-- Begin Data --
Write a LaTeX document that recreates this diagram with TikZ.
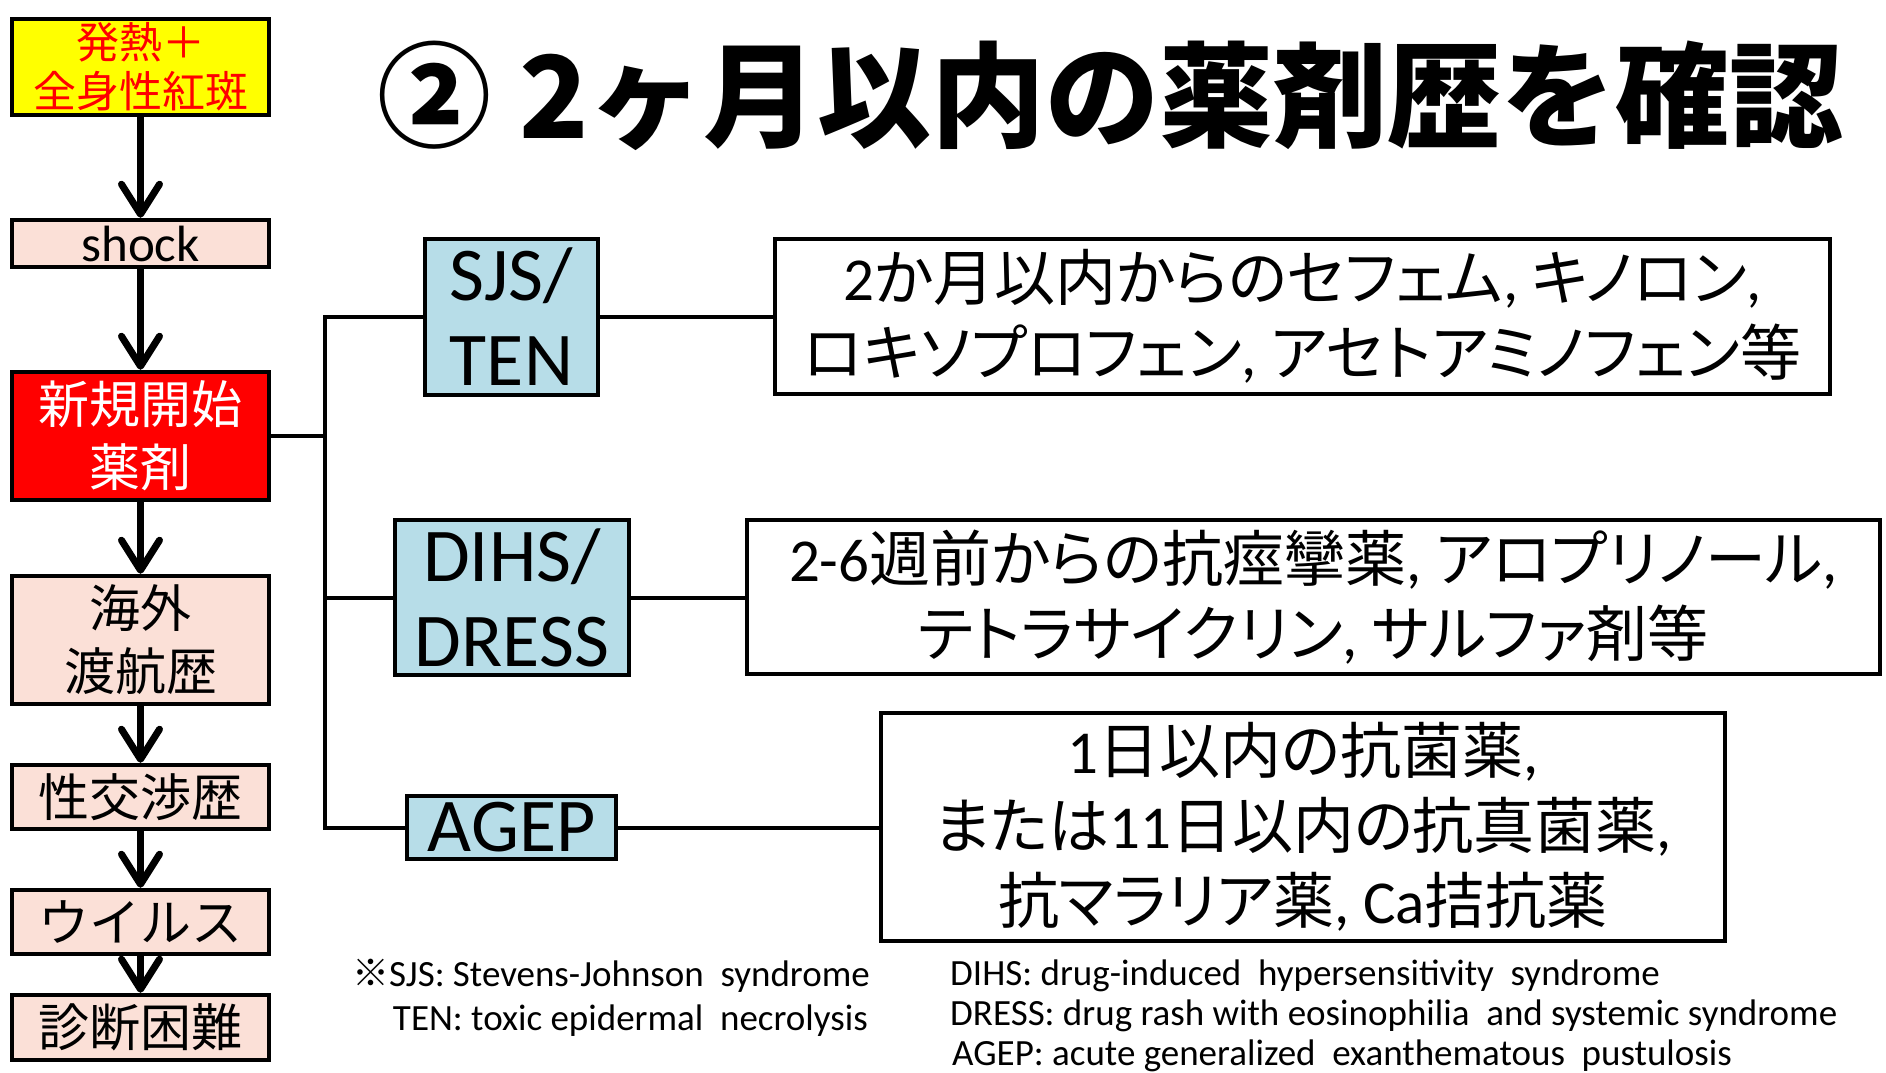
\documentclass[tikz,border=0pt]{standalone}
\usepackage{fontspec}
\setmainfont{Carlito}
\newfontfamily\jp{Noto Sans CJK JP}
\newfontfamily\jpp[RawFeature=+palt]{Noto Sans CJK JP}
\newfontfamily\lt{Carlito}
\usetikzlibrary{arrows.meta}
\definecolor{pinkbox}{HTML}{FBE0D7}
\definecolor{bluebox}{HTML}{B7DDE8}
\definecolor{yelbox}{HTML}{FFFF00}
\definecolor{redbox}{HTML}{FF0000}
\begin{document}
\begin{tikzpicture}[x=1pt,y=-1pt,
  box/.style={draw=black, line width=4.5pt, inner sep=0pt, align=center},
  leftbox/.style={box, minimum width=257pt, font=\fontsize{51}{63}\selectfont\jp},
  pinkb/.style={leftbox, fill=pinkbox},
  bluebx/.style={box, fill=bluebox, font=\fontsize{76}{85}\selectfont\lt},
  whitebx/.style={box, fill=white, font=\fontsize{61}{75}\selectfont\jpp},
  arr/.style={line width=7pt, -{Straight Barb[length=30pt,width=38pt,line width=7pt,round]}},
  conn/.style={line width=4pt},
  note/.style={inner sep=0pt, font=\fontsize{37}{40}\selectfont\lt}
]
\path[use as bounding box, fill=white] (0,0) rectangle (1886,1072);

% title
\node[inner sep=0pt, anchor=west, font=\fontsize{114}{120}\selectfont\jp\bfseries] (title) at (377,96) {②\hspace{0.25em}2ヶ月以内の薬剤歴を確認};

% left column
\node[leftbox, fill=yelbox, minimum height=96pt, text=red, font=\fontsize{43}{49}\selectfont\jp] (fever) at (140.5,67) {発熱＋\\全身性紅斑};
\node[pinkb, minimum height=47pt, font=\fontsize{51}{63}\selectfont\lt] (shock) at (140.5,243.5) {shock};
\node[leftbox, fill=redbox, text=white, minimum height=128pt] (newdrug) at (140.5,436) {新規開始\\薬剤};
\node[pinkb, minimum height=128pt] (travel) at (140.5,640) {海外\\渡航歴};
\node[pinkb, minimum height=64pt] (sex) at (140.5,797) {性交渉歴};
\node[pinkb, minimum height=64pt] (virus) at (140.5,922) {ウイルス};
\node[pinkb, minimum height=65pt] (diff) at (140.5,1027.5) {診断困難};

\draw[arr] (fever.south) -- (shock.north);
\draw[arr] (shock.south) -- (newdrug.north);
\draw[arr] (newdrug.south) -- (travel.north);
\draw[arr] (travel.south) -- (sex.north);
\draw[arr] (sex.south) -- (virus.north);
\draw[arr] (virus.south) -- (diff.north);

% blue boxes
\node[bluebx, minimum width=173pt, minimum height=156pt] (sjs) at (511.5,317) {SJS/\\TEN};
\node[bluebx, minimum width=234pt, minimum height=155pt] (dihs) at (512,597.5) {DIHS/\\DRESS};
\node[bluebx, minimum width=209pt, minimum height=63pt] (agep) at (511.5,827.5) {AGEP};

% white boxes
\node[whitebx, minimum width=1055pt, minimum height=155pt] (b1) at (1302.5,316.5)
  {{\lt 2}か月以内からのセフェム{\lt, }キノロン{\lt ,}\\ロキソプロフェン{\lt, }アセトアミノフェン等};
\node[whitebx, minimum width=1133pt, minimum height=154pt] (b2) at (1313.5,597)
  {{\lt 2-6}週前からの抗痙攣薬{\lt, }アロプリノール{\lt ,}\\テトラサイクリン{\lt, }サルファ剤等};
\node[whitebx, minimum width=844pt, minimum height=228pt] (b3) at (1303,827)
  {{\lt 1}日以内の抗菌薬{\lt ,}\\または{\lt 11}日以内の抗真菌薬{\lt ,}\\抗マラリア薬{\lt, Ca}拮抗薬};

% connectors
\coordinate (bj) at (325,436);
\draw[conn] (newdrug.east) -- (bj);
\draw[conn] (sjs.west) -| (bj) |- (agep.west);
\draw[conn] (dihs.west) -- (dihs.west -| bj);
\draw[conn] (sjs.east) -- (sjs.east -| b1.west);
\draw[conn] (dihs.east) -- (dihs.east -| b2.west);
\draw[conn] (agep.east) -- (agep.east -| b3.west);

% footnotes
\node[note, anchor=east] (n1) at (870,976) {{\jp ※}SJS: Stevens-Johnson\ \ syndrome};
\node[note, anchor=east] (n2) at (868,1021) {TEN: toxic epidermal\ \ necrolysis};
\node[note, anchor=west] (n3) at (950,976) {DIHS: drug-induced\ \ hypersensitivity\ \ syndrome};
\node[note, anchor=west] (n4) at (950,1016) {DRESS: drug rash with eosinophilia\ \ and systemic syndrome};
\node[note, anchor=west] (n5) at (952,1056) {AGEP: acute generalized\ \ exanthematous\ \ pustulosis};
\end{tikzpicture}
\end{document}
-- End Data --
Exercise brief:
Repeat verbatim all the material, but not the pictures.

Answer to this problem:
Write a LaTeX document that recreates this diagram with TikZ.
\documentclass[tikz,border=0pt]{standalone}
\usepackage{fontspec}
\setmainfont{Carlito}
\newfontfamily\jp{Noto Sans CJK JP}
\newfontfamily\jpp[RawFeature=+palt]{Noto Sans CJK JP}
\newfontfamily\lt{Carlito}
\usetikzlibrary{arrows.meta}
\definecolor{pinkbox}{HTML}{FBE0D7}
\definecolor{bluebox}{HTML}{B7DDE8}
\definecolor{yelbox}{HTML}{FFFF00}
\definecolor{redbox}{HTML}{FF0000}
\begin{document}
\begin{tikzpicture}[x=1pt,y=-1pt,
  box/.style={draw=black, line width=4.5pt, inner sep=0pt, align=center},
  leftbox/.style={box, minimum width=257pt, font=\fontsize{51}{63}\selectfont\jp},
  pinkb/.style={leftbox, fill=pinkbox},
  bluebx/.style={box, fill=bluebox, font=\fontsize{76}{85}\selectfont\lt},
  whitebx/.style={box, fill=white, font=\fontsize{61}{75}\selectfont\jpp},
  arr/.style={line width=7pt, -{Straight Barb[length=30pt,width=38pt,line width=7pt,round]}},
  conn/.style={line width=4pt},
  note/.style={inner sep=0pt, font=\fontsize{37}{40}\selectfont\lt}
]
\path[use as bounding box, fill=white] (0,0) rectangle (1886,1072);

% title
\node[inner sep=0pt, anchor=west, font=\fontsize{114}{120}\selectfont\jp\bfseries] (title) at (377,96) {②\hspace{0.25em}2ヶ月以内の薬剤歴を確認};

% left column
\node[leftbox, fill=yelbox, minimum height=96pt, text=red, font=\fontsize{43}{49}\selectfont\jp] (fever) at (140.5,67) {発熱＋\\全身性紅斑};
\node[pinkb, minimum height=47pt, font=\fontsize{51}{63}\selectfont\lt] (shock) at (140.5,243.5) {shock};
\node[leftbox, fill=redbox, text=white, minimum height=128pt] (newdrug) at (140.5,436) {新規開始\\薬剤};
\node[pinkb, minimum height=128pt] (travel) at (140.5,640) {海外\\渡航歴};
\node[pinkb, minimum height=64pt] (sex) at (140.5,797) {性交渉歴};
\node[pinkb, minimum height=64pt] (virus) at (140.5,922) {ウイルス};
\node[pinkb, minimum height=65pt] (diff) at (140.5,1027.5) {診断困難};

\draw[arr] (fever.south) -- (shock.north);
\draw[arr] (shock.south) -- (newdrug.north);
\draw[arr] (newdrug.south) -- (travel.north);
\draw[arr] (travel.south) -- (sex.north);
\draw[arr] (sex.south) -- (virus.north);
\draw[arr] (virus.south) -- (diff.north);

% blue boxes
\node[bluebx, minimum width=173pt, minimum height=156pt] (sjs) at (511.5,317) {SJS/\\TEN};
\node[bluebx, minimum width=234pt, minimum height=155pt] (dihs) at (512,597.5) {DIHS/\\DRESS};
\node[bluebx, minimum width=209pt, minimum height=63pt] (agep) at (511.5,827.5) {AGEP};

% white boxes
\node[whitebx, minimum width=1055pt, minimum height=155pt] (b1) at (1302.5,316.5)
  {{\lt 2}か月以内からのセフェム{\lt, }キノロン{\lt ,}\\ロキソプロフェン{\lt, }アセトアミノフェン等};
\node[whitebx, minimum width=1133pt, minimum height=154pt] (b2) at (1313.5,597)
  {{\lt 2-6}週前からの抗痙攣薬{\lt, }アロプリノール{\lt ,}\\テトラサイクリン{\lt, }サルファ剤等};
\node[whitebx, minimum width=844pt, minimum height=228pt] (b3) at (1303,827)
  {{\lt 1}日以内の抗菌薬{\lt ,}\\または{\lt 11}日以内の抗真菌薬{\lt ,}\\抗マラリア薬{\lt, Ca}拮抗薬};

% connectors
\coordinate (bj) at (325,436);
\draw[conn] (newdrug.east) -- (bj);
\draw[conn] (sjs.west) -| (bj) |- (agep.west);
\draw[conn] (dihs.west) -- (dihs.west -| bj);
\draw[conn] (sjs.east) -- (sjs.east -| b1.west);
\draw[conn] (dihs.east) -- (dihs.east -| b2.west);
\draw[conn] (agep.east) -- (agep.east -| b3.west);

% footnotes
\node[note, anchor=east] (n1) at (870,976) {{\jp ※}SJS: Stevens-Johnson\ \ syndrome};
\node[note, anchor=east] (n2) at (868,1021) {TEN: toxic epidermal\ \ necrolysis};
\node[note, anchor=west] (n3) at (950,976) {DIHS: drug-induced\ \ hypersensitivity\ \ syndrome};
\node[note, anchor=west] (n4) at (950,1016) {DRESS: drug rash with eosinophilia\ \ and systemic syndrome};
\node[note, anchor=west] (n5) at (952,1056) {AGEP: acute generalized\ \ exanthematous\ \ pustulosis};
\end{tikzpicture}
\end{document}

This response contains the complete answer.